To solve this question first remove the logarithmic function from the right side using the property of logarithm. The logarithm on left hand side has a base $2$ . We will convert this as exponent of 2 and remove the logarithmic function from the left-hand side. It will form a quadratic equation in ${2^x}$ and replace ${2^x}$ with $t$ and make quadratic equation then solve that by factorization method and after that put the values of $t$ and get the values of $x$ and then cross-check the values that satisfy the equation or not.

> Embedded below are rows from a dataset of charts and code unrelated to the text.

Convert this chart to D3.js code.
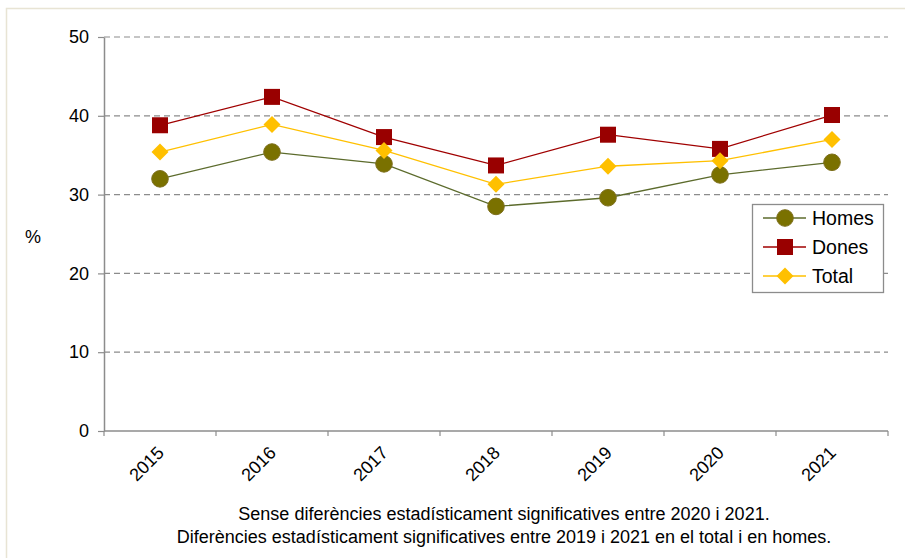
<!DOCTYPE html>
<html>
<head>
<meta charset="utf-8">
<script src="https://cdn.jsdelivr.net/npm/d3@7"></script>
<style>
  body { margin: 0; background: #fff; }
  svg { font-family: "Liberation Sans", Arial, sans-serif; display: block; }
</style>
</head>
<body>
<svg></svg>
<script>
const years = ["2015", "2016", "2017", "2018", "2019", "2020", "2021"];
const homes = [32.0, 35.4, 33.9, 28.5, 29.6, 32.5, 34.1];
const dones = [38.8, 42.4, 37.3, 33.7, 37.6, 35.8, 40.1];
const total = [35.4, 38.9, 35.6, 31.3, 33.6, 34.3, 37.0];
const yTicks = [0, 10, 20, 30, 40, 50];
const notes = [
  "Sense diferències estadísticament significatives entre 2020 i 2021.",
  "Diferències estadísticament significatives entre 2019 i 2021 en el total i en homes."
];

const width = 905;
const height = 558;

const svg = d3.select("svg")
  .attr("width", width)
  .attr("height", height);

// frame round the chart
svg.append("rect")
  .attr("x", 6.5).attr("y", 8.5)
  .attr("width", 920).attr("height", 600)
  .attr("fill", "none")
  .attr("stroke", "#e8e4d4")
  .attr("stroke-width", 1.5);

const margin = { left: 104, right: 17, top: 37, bottom: 127 };

const x = d3.scaleBand()
  .domain(years)
  .range([margin.left, width - margin.right]);

const y = d3.scaleLinear()
  .domain([0, 50])
  .range([height - margin.bottom, margin.top]);

// gridlines
svg.append("g")
  .selectAll("line")
  .data(yTicks.filter(d => d > 0))
  .join("line")
  .attr("x1", margin.left)
  .attr("x2", width - margin.right)
  .attr("y1", d => y(d))
  .attr("y2", d => y(d))
  .attr("stroke", "#8c8c8c")
  .attr("stroke-width", 1.2)
  .attr("stroke-dasharray", "6,4");

// y axis
const yAxis = svg.append("g")
  .attr("transform", `translate(${margin.left},0)`)
  .call(d3.axisLeft(y).tickValues(yTicks).tickSize(6).tickSizeOuter(0).tickPadding(9));
yAxis.attr("font-family", null);
yAxis.select(".domain").attr("stroke", "#8c8c8c").attr("stroke-width", 1.5);
yAxis.selectAll(".tick line").attr("stroke", "#8c8c8c").attr("stroke-width", 1.2);
yAxis.selectAll("text").attr("font-size", 18).attr("fill", "#000");

// x axis (ticks at band edges)
const xAxisG = svg.append("g")
  .attr("transform", `translate(0,${y(0)})`);
xAxisG.append("line")
  .attr("x1", margin.left).attr("x2", width - margin.right)
  .attr("stroke", "#8c8c8c").attr("stroke-width", 1.5);
const edges = years.map(d => x(d)).concat([x(years[years.length - 1]) + x.bandwidth()]);
xAxisG.selectAll("line.tk")
  .data(edges)
  .join("line")
  .attr("class", "tk")
  .attr("x1", d => d).attr("x2", d => d)
  .attr("y1", 0).attr("y2", 5)
  .attr("stroke", "#8c8c8c").attr("stroke-width", 1.2);
xAxisG.selectAll("text")
  .data(years)
  .join("text")
  .attr("transform", d => `translate(${x(d) + x.bandwidth() / 2 + 5},${23}) rotate(-45)`)
  .attr("text-anchor", "end")
  .attr("font-size", 18)
  .attr("fill", "#000")
  .text(d => d);

svg.append("text")
  .attr("x", 33).attr("y", 243)
  .attr("text-anchor", "middle")
  .attr("font-size", 18)
  .text("%");

const series = [
  { name: "Homes", values: homes, line: "#5c6b2c", fill: "#7a7100", stroke: "#7d6f1c", shape: "circle" },
  { name: "Dones", values: dones, line: "#a00000", fill: "#990000", stroke: "#990000", shape: "square" },
  { name: "Total", values: total, line: "#ffc000", fill: "#ffc000", stroke: "#ffc000", shape: "diamond" }
];

const line = d3.line()
  .x((d, i) => x(years[i]) + x.bandwidth() / 2)
  .y(d => y(d));

function marker(g, s) {
  if (s.shape === "circle") {
    g.append("circle").attr("r", 8.3).attr("fill", s.fill).attr("stroke", s.stroke).attr("stroke-width", 1);
  } else if (s.shape === "square") {
    g.append("rect").attr("x", -8).attr("y", -8).attr("width", 16).attr("height", 16).attr("fill", s.fill);
  } else {
    g.append("path").attr("d", "M0,-8.5L8.5,0L0,8.5L-8.5,0Z").attr("fill", s.fill);
  }
}

series.forEach(s => {
  svg.append("path")
    .datum(s.values)
    .attr("d", line)
    .attr("fill", "none")
    .attr("stroke", s.line)
    .attr("stroke-width", 1.3);
});

series.forEach(s => {
  svg.append("g")
    .selectAll("g")
    .data(s.values)
    .join("g")
    .attr("transform", (d, i) => `translate(${x(years[i]) + x.bandwidth() / 2},${y(d)})`)
    .each(function () { marker(d3.select(this), s); });
});

// legend
const legend = svg.append("g");
legend.append("rect")
  .attr("x", 752.5).attr("y", 204.5)
  .attr("width", 131).attr("height", 88)
  .attr("fill", "#fff")
  .attr("stroke", "#8c8c8c")
  .attr("stroke-width", 1.3);
series.forEach((s, i) => {
  const ly = 218 + i * 29;
  const g = legend.append("g");
  g.append("line")
    .attr("x1", 763).attr("x2", 806)
    .attr("y1", ly).attr("y2", ly)
    .attr("stroke", s.line).attr("stroke-width", 1.3);
  marker(g.append("g").attr("transform", `translate(785,${ly})`), s);
  g.append("text")
    .attr("x", 812).attr("y", ly + 7)
    .attr("font-size", 19.5)
    .text(s.name);
});

svg.selectAll("text.note")
  .data(notes)
  .join("text")
  .attr("class", "note")
  .attr("x", 504)
  .attr("y", (d, i) => 520 + i * 23)
  .attr("text-anchor", "middle")
  .attr("font-size", 18)
  .text(d => d);
</script>
</body>
</html>
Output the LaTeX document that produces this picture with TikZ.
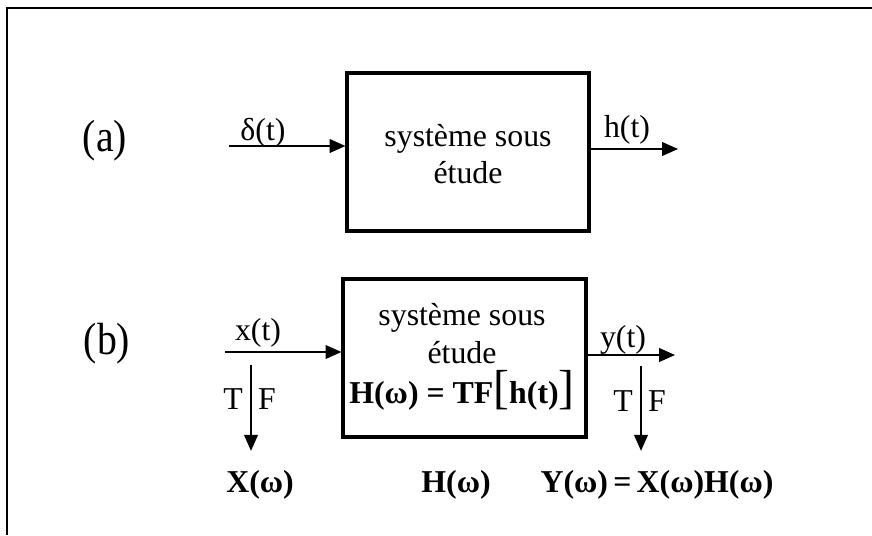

Formula used: ${a^{{{\log }_a}b}} = b$

Complete step-by-step solution:
Given; logarithmic equation is ${\log _2}^{\left( {9 - {2^x}} \right)} = {10^{{{\log }^{(3 - x)}}}}$
To find the value of $x$
${\log _2}^{\left( {9 - {2^x}} \right)} = {10^{{{\log }^{(3 - x)}}}}$
We know that ${a^{{{\log }_a}b}} = b$
${\log _2}^{\left( {9 - {2^x}} \right)} = 3 - x$
Taking exponent on 2
${2^{{{\log }_2}^{\left( {9 - {2^x}} \right)}}} = {2^{\left( {3 - x} \right)}}$
Using same property of logarithmic
$9 - {2^x} = \dfrac{{{2^3}}}{{{2^x}}}$
On further simplifying
${2^x}\left( {9 - {2^x}} \right) = {2^3}$
On further solving
$9 \times {2^x} - {2^{2x}} = 8$
On rearranging
${2^{2x}} - 9 \times {2^x} + 8 = 0$
Let ${2^x} = t$ , then on putting the values,
${t^2} - 9t + 8 = 0$
Solving by factorization method
On factoring
${t^2} - t - 8t + 8 = 0$
On taking common terms
$t\left( {t - 1} \right) - 8\left( {t - 1} \right) = 0$
On taking again common
$(t - 1)(t - 8) = 0$
On equating both the terms to 0
$t = 1$ ……………………(i)
$t = 8$ ……………..……(ii)
On putting the values of t in equation (i)
${2^x} = 1$
On writing expression like
${2^x} = {2^0}$
On comparing both the terms
$x = 0$
On putting the values of t in equation (i)
${2^x} = 1$
On writing expression like
${2^x} = {2^0}$
On comparing both the terms
$x = 0$
On putting the values of t in equation (ii)
${2^x} = 8$
On writing expression like
${2^x} = {2^3}$
On comparing both the terms
$x = 3$
The values of $x$ are
$\Rightarrow x = 0$ and
$\Rightarrow x = 3$
But $x = 3$ not supports the equation because $log{\text{ }}0$ not defined
The value of $x$ that satisfies the equation is $x=0$ .

Therefore, Option (a) is the correct answer.

Note: After finding the values of $x$ , we must check the obtained answer because some of the answers are not satisfying the parental equation. We have to observe the base of the logarithmic function carefully. If the base of the logarithmic function is not given then we use that as base $10$ by default.